## Problem details
Your job is to return the lines between the line holding "What Apache ECharts" and the line holding "const chart = echarts.init(document.getElementById('chart'))", inclusive, exactly and with no pictures.

— Start Given entries —

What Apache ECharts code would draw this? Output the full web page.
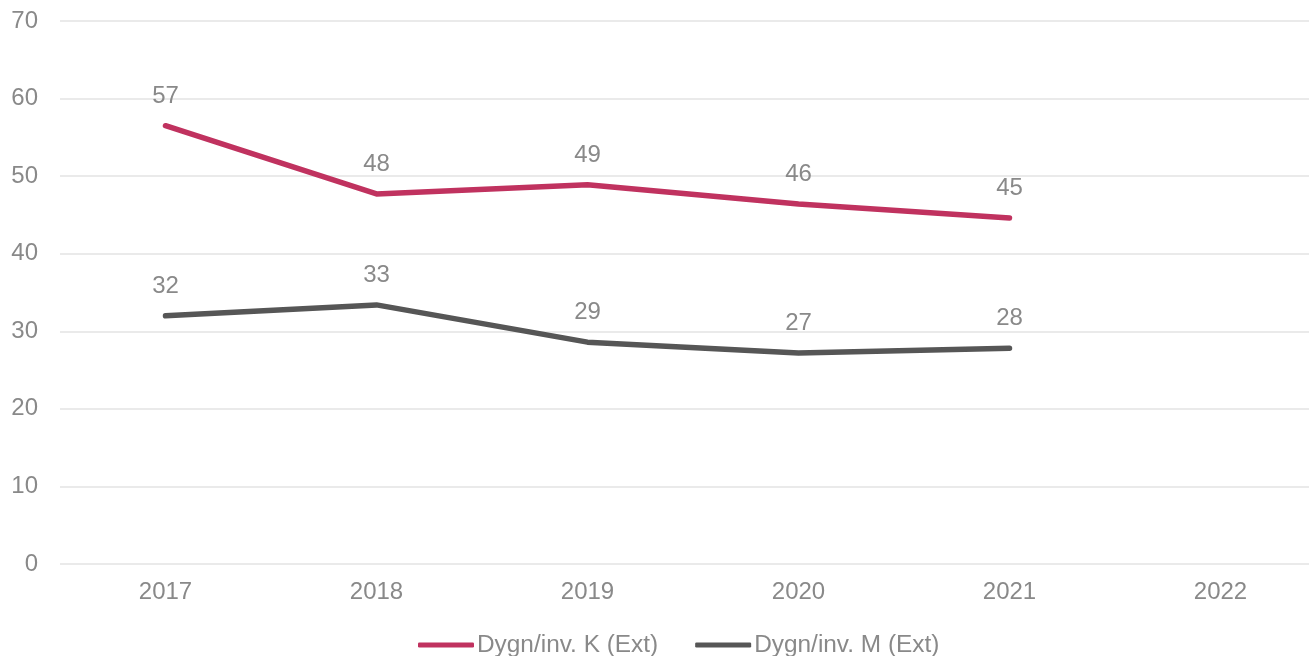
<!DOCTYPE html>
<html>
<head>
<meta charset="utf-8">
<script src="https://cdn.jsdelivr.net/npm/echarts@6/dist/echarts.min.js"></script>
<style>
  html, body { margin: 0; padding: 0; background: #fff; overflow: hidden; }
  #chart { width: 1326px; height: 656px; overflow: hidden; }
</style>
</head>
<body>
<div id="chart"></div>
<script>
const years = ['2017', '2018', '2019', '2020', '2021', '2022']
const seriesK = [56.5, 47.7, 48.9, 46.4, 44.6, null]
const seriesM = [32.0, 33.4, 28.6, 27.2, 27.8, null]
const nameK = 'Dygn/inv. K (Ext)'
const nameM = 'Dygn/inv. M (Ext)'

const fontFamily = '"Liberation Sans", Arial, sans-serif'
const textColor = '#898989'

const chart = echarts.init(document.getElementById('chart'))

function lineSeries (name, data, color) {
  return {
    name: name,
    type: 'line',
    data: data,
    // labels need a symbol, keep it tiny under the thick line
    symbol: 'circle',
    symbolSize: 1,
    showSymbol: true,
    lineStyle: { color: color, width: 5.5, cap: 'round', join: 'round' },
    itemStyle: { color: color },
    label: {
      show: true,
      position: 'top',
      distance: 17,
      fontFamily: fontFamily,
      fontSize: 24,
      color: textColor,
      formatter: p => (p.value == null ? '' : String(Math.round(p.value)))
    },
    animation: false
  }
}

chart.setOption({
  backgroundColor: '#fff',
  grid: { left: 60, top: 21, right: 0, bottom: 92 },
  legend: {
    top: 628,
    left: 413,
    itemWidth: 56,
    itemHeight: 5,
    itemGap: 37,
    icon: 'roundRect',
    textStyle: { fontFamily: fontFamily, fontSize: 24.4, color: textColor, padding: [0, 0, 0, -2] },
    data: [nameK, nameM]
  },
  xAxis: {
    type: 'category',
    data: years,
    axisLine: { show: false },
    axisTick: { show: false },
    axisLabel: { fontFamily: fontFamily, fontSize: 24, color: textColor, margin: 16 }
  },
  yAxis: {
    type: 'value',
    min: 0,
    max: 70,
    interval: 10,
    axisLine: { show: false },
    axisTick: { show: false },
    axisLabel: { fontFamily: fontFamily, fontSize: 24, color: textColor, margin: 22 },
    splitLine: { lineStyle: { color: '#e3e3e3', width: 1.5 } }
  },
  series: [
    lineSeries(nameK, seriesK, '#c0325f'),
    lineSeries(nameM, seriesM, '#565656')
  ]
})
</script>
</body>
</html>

— End Given entries —
— Start Given entries —

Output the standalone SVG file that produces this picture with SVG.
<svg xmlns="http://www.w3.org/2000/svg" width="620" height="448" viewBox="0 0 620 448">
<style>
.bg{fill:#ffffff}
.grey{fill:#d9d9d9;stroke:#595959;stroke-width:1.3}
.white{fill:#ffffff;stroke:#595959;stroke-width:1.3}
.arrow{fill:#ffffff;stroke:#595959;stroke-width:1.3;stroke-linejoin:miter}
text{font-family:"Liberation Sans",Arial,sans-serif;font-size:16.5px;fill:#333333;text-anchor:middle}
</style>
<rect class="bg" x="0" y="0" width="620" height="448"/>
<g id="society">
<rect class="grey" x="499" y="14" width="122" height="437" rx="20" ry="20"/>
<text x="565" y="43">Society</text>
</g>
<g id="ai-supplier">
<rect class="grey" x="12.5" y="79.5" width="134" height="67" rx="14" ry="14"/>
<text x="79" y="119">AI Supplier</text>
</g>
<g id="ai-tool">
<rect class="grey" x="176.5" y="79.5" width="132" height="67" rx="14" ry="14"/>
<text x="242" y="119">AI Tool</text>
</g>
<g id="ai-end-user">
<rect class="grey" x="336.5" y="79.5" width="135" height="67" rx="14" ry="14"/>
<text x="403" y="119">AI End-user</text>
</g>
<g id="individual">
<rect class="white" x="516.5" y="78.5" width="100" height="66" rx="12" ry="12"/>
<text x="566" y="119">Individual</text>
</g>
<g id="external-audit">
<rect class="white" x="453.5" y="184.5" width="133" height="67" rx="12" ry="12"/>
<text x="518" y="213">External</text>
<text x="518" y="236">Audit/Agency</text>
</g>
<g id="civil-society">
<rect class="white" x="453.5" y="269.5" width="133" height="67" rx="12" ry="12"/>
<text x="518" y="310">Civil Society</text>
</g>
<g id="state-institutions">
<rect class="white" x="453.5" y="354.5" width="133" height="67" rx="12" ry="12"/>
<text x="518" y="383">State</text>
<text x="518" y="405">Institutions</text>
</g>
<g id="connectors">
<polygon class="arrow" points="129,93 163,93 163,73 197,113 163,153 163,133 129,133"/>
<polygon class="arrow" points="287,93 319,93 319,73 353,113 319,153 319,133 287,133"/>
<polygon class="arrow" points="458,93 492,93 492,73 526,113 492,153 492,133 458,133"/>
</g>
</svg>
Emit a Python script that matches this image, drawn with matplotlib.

— End Given entries —
— Start Given entries —

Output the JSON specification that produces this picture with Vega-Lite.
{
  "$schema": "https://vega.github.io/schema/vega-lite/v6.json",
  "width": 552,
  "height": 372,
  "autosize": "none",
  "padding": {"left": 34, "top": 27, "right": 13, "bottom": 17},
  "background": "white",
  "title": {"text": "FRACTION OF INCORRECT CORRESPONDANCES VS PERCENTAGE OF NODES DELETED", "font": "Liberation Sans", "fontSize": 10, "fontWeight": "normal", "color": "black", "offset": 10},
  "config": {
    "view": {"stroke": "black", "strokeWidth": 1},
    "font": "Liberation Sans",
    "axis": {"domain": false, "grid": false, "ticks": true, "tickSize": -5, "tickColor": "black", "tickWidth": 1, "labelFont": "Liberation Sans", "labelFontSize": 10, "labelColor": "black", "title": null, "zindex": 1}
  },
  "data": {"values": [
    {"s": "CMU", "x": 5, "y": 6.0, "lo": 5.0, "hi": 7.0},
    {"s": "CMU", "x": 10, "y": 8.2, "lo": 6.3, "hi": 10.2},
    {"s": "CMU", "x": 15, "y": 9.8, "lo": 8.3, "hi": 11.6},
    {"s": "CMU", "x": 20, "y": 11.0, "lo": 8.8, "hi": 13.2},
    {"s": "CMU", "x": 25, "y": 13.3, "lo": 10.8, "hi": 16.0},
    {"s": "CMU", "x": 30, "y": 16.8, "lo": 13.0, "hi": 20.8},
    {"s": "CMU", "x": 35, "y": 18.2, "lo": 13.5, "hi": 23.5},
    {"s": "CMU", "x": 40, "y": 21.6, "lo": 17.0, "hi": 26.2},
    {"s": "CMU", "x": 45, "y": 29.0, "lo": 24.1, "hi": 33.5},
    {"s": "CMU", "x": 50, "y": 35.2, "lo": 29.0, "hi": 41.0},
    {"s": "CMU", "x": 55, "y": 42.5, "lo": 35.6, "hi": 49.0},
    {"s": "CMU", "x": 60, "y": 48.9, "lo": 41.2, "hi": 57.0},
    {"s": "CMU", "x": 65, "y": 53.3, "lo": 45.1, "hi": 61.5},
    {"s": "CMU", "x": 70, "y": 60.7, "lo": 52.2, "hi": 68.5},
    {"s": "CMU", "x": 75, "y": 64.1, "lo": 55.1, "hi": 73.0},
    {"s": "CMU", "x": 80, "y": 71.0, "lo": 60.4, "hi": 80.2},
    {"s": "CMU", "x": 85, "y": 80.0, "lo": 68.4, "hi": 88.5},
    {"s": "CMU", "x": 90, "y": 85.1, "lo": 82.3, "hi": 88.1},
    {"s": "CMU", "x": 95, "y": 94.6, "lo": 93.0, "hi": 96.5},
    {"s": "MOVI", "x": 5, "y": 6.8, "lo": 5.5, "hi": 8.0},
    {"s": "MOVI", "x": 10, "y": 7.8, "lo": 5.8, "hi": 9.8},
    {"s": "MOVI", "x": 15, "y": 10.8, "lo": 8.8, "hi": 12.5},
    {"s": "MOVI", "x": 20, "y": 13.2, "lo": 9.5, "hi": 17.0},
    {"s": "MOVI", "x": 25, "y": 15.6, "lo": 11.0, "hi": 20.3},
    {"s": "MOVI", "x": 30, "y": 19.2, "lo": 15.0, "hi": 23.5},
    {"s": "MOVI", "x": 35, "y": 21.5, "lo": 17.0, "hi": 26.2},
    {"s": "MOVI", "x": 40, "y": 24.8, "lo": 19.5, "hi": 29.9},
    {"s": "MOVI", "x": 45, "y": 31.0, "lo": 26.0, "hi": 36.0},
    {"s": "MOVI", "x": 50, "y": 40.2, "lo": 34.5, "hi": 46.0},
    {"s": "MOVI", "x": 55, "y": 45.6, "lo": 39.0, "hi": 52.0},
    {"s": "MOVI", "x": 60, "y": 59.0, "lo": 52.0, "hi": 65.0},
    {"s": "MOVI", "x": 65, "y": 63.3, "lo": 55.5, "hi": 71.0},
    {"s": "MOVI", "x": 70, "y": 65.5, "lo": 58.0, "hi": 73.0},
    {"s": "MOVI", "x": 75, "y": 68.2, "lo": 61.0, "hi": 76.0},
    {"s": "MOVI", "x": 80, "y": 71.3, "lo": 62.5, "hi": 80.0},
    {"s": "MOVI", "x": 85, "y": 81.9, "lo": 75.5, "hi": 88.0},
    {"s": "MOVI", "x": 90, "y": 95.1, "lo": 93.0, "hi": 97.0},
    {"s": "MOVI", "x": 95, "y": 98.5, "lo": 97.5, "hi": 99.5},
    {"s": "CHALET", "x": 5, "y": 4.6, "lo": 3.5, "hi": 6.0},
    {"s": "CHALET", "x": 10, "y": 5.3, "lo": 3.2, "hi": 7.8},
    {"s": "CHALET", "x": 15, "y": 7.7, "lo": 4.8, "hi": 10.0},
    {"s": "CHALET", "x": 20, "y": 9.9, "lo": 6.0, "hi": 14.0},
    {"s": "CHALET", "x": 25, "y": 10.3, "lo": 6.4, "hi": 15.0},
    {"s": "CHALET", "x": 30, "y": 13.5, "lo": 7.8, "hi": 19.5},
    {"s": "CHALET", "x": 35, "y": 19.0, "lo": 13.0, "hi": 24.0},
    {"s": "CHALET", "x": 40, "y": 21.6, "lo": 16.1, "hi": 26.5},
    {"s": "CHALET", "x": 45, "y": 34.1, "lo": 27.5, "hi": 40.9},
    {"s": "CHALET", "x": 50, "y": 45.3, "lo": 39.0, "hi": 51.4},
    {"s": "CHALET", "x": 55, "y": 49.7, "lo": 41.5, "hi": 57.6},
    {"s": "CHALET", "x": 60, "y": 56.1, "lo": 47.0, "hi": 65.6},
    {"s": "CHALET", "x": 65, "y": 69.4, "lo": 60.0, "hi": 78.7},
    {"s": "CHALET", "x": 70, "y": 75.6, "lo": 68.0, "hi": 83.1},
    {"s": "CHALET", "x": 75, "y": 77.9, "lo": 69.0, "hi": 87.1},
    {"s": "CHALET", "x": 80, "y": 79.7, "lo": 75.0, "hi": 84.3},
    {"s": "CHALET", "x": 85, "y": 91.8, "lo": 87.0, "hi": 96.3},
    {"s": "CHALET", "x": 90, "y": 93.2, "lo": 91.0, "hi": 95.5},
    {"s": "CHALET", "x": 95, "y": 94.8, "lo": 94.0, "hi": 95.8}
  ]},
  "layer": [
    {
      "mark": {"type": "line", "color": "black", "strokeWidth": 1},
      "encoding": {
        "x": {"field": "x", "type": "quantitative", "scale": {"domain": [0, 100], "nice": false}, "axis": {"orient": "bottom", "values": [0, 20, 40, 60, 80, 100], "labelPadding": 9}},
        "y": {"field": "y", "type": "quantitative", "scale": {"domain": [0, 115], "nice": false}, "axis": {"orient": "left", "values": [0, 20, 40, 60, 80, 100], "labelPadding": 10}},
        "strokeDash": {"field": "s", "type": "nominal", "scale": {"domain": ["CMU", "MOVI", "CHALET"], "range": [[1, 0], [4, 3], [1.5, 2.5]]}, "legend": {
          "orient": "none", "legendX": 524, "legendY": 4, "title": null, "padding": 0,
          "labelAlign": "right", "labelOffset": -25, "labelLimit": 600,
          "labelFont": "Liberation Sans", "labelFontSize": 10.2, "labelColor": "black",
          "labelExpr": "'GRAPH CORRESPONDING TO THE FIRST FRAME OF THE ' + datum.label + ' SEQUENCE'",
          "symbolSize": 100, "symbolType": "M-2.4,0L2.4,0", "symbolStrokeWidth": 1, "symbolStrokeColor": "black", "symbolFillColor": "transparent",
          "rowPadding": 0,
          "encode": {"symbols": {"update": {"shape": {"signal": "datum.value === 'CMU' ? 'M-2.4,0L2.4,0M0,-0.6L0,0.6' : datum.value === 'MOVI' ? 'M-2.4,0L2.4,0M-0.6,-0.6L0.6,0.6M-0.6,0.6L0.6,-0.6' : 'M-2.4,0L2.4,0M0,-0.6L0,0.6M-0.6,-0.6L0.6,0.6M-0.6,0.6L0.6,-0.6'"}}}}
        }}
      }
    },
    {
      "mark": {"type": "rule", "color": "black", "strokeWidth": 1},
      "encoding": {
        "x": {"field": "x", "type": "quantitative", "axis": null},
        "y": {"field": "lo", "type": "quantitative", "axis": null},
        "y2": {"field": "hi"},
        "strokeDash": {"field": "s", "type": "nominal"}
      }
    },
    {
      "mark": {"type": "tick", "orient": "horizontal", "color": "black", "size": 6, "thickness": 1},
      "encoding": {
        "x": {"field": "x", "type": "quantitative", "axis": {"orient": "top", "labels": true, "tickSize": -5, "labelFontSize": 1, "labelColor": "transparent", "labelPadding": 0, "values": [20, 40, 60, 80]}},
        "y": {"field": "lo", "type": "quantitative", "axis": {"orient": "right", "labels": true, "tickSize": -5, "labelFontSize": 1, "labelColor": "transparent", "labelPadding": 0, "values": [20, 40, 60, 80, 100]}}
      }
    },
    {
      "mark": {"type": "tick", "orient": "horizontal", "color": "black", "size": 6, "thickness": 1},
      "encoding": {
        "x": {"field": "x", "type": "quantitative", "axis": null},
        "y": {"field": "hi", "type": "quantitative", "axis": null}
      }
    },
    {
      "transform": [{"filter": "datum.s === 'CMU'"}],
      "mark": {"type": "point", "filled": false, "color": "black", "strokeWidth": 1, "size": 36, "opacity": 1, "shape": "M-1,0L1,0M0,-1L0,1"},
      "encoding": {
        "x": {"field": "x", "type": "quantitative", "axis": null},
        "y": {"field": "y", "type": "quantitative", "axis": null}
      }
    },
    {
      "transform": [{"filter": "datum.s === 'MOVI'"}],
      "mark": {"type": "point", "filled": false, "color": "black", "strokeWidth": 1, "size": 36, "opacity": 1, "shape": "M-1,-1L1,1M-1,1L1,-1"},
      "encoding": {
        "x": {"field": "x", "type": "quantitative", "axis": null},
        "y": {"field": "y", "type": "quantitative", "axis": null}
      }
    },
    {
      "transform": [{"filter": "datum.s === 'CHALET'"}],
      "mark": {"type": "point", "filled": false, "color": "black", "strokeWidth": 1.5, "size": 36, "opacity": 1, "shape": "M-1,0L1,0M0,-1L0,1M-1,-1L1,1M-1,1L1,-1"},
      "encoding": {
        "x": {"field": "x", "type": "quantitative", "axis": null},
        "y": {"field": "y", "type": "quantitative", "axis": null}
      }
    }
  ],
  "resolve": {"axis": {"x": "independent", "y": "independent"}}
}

— End Given entries —

## Expected answer
What Apache ECharts code would draw this? Output the full web page.
<!DOCTYPE html>
<html>
<head>
<meta charset="utf-8">
<script src="https://cdn.jsdelivr.net/npm/echarts@6/dist/echarts.min.js"></script>
<style>
  html, body { margin: 0; padding: 0; background: #fff; overflow: hidden; }
  #chart { width: 1326px; height: 656px; overflow: hidden; }
</style>
</head>
<body>
<div id="chart"></div>
<script>
const years = ['2017', '2018', '2019', '2020', '2021', '2022']
const seriesK = [56.5, 47.7, 48.9, 46.4, 44.6, null]
const seriesM = [32.0, 33.4, 28.6, 27.2, 27.8, null]
const nameK = 'Dygn/inv. K (Ext)'
const nameM = 'Dygn/inv. M (Ext)'

const fontFamily = '"Liberation Sans", Arial, sans-serif'
const textColor = '#898989'

const chart = echarts.init(document.getElementById('chart'))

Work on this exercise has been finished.